I have heard on the grapevine that solicitations have allegedly gone out to certain leaseholders inviting them to request the landlord step in, without fully apprising them of the consequences (that the RMC loses most of its rights and can no longer meaningfully appoint a new property manager related to that flat).

This is presumably being presented as a formality for bypassing homeowner control of the RMC, and displacing the RMC's "choice" of managing agent.
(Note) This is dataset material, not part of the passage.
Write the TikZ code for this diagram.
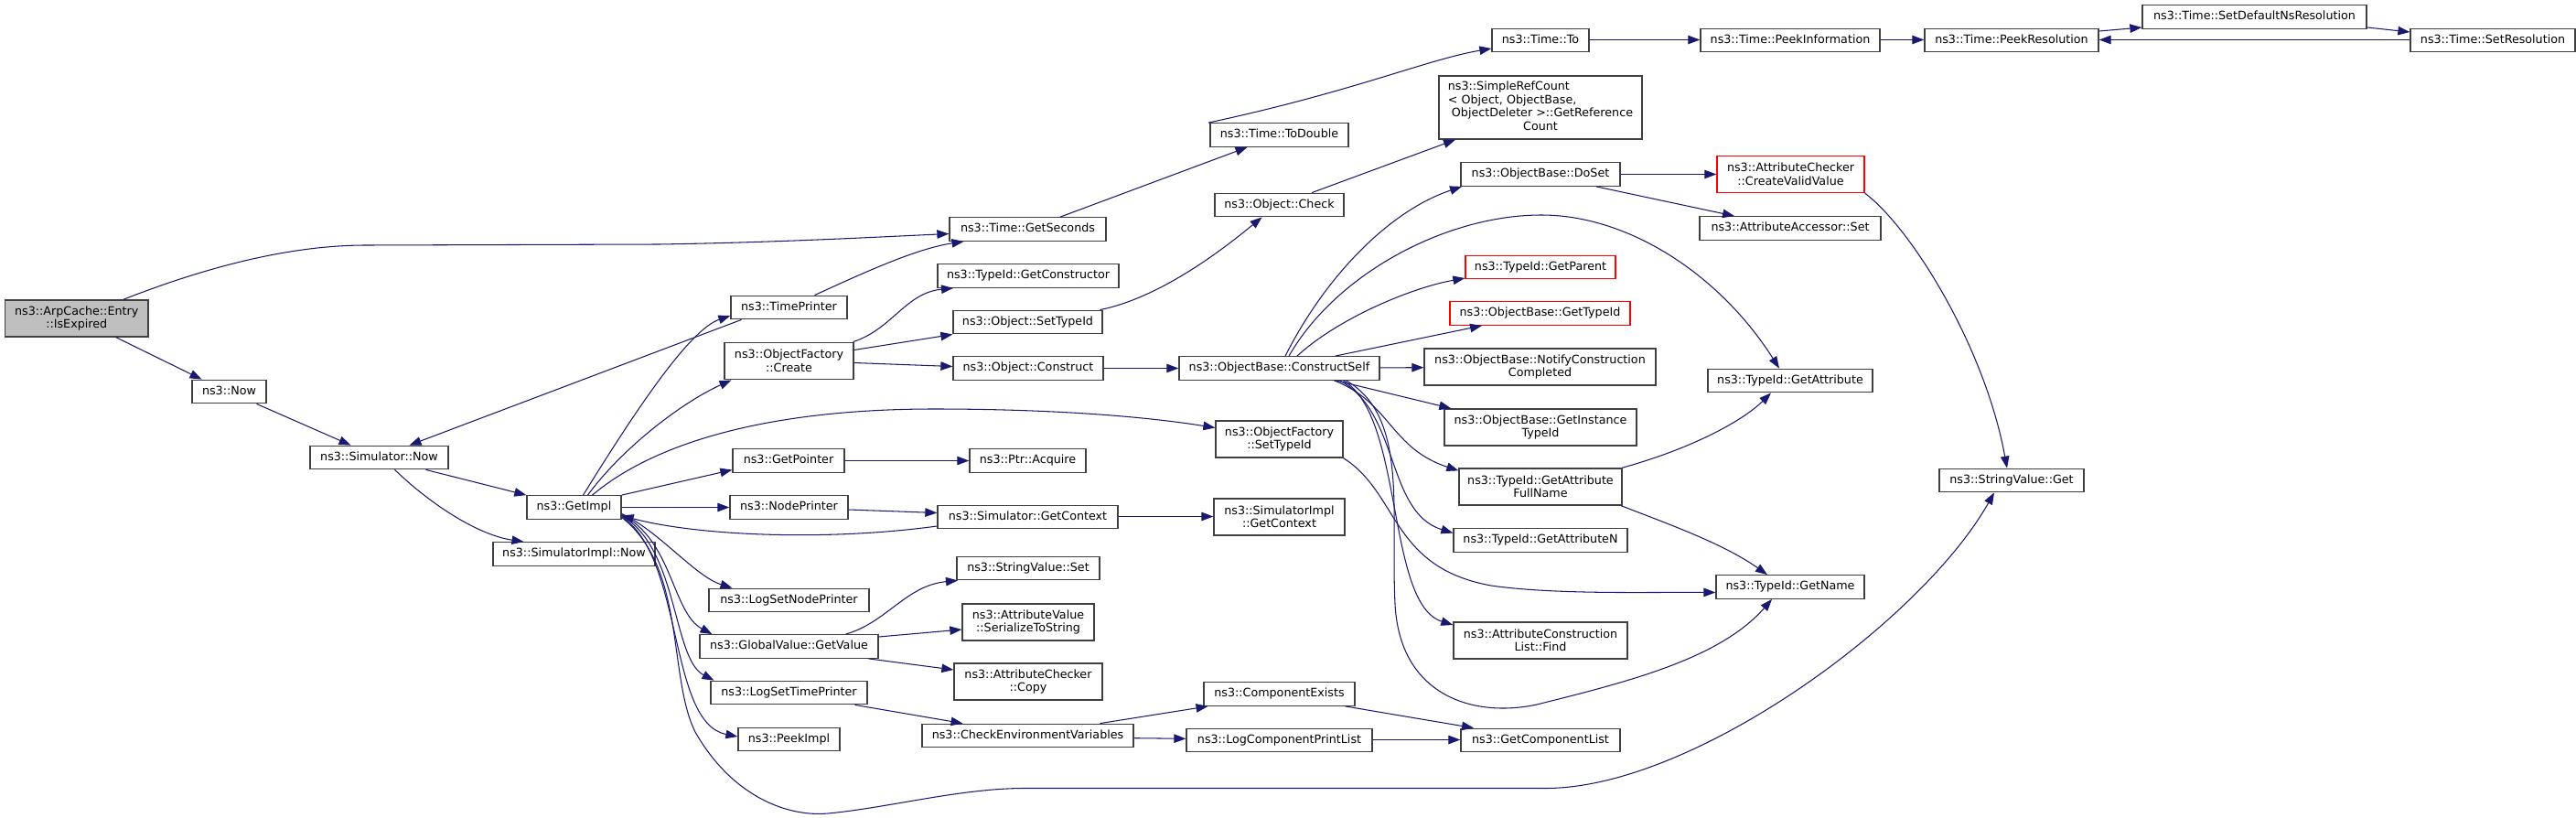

It's not clear that efforts in this direction had started before the homeowners on the estate started making moves to appoint additional directors of the RMC.

A managing agent that "can't" / "won't" work with RMCs

I have also heard allegations that the department of the housing association that now wants to manage the leasehold flats on the estate claims that it "can't" or "won't" work with the RMC. Apart from treading into "derogation from grant" territory, this kind of repudiation of homeowner control and RMCs does not feel like something that social landlords would want to be admitting openly, and I hear they are, allegedly, already walking it back.

Role of local MP

Some of the estate's homeowners have reached out to the local MP. I think the MP may not have understood the issue and thought that replacing the managing agent by hook or by crook was what was necessary (in which case "step in" might suffice for his leaseholder constituents, but would screw over his other constituents who owned houses rather than flats on the estate).

It is rumoured that at a recent meeting with the MP, someone tried to scare the estate homeowners off becoming directors on the grounds that it was too scary or burdensome. I tend to take a "nothing's too good for the workers" attitude to resident directors and encourage them to step forward and the power and the responsibility that comes with being a director of a company charged with managing an estate. Supposedly it would be too hard to find directors from amongst the homeowners. Whoever allegedly said this had obviously not been familiar with basic statistics about company directors, or indeed spent three minutes on Companies House checking how many people at the postcodes on the estate already served as directors of other companies. It was, of course, quite a lot, and in the end about a dozen people accepted nominations.

RTM

The final point I'd like to make is that this estate was set up just as owners of flats got the Right To Manage their buildings, around 2004. It was obvious to laymen that this included Shared Owners, but groupthink kept the lawyers claiming / assuming / hoping this was not so and it was only confirmed by the courts last year.

It may be the case that the generality of blocks of flats on the estate are subject to Right To Manage under the Commonhold & Leasehold Reform Act 2002.

In that case, a majority of leaseholders in an individual block of flats, including Shared Owners, can trump the RMC and the landlord's "step in rights". They would also gain the ability to stop the landlord rorting the building insurance e.g., by taking a commission on it, which the RMC cannot currently prevent.

In any case - it may be an avenue for leaseholders who want nothing to do with the landlord's in-house management team, for one reason or another. But it would fragment the estate.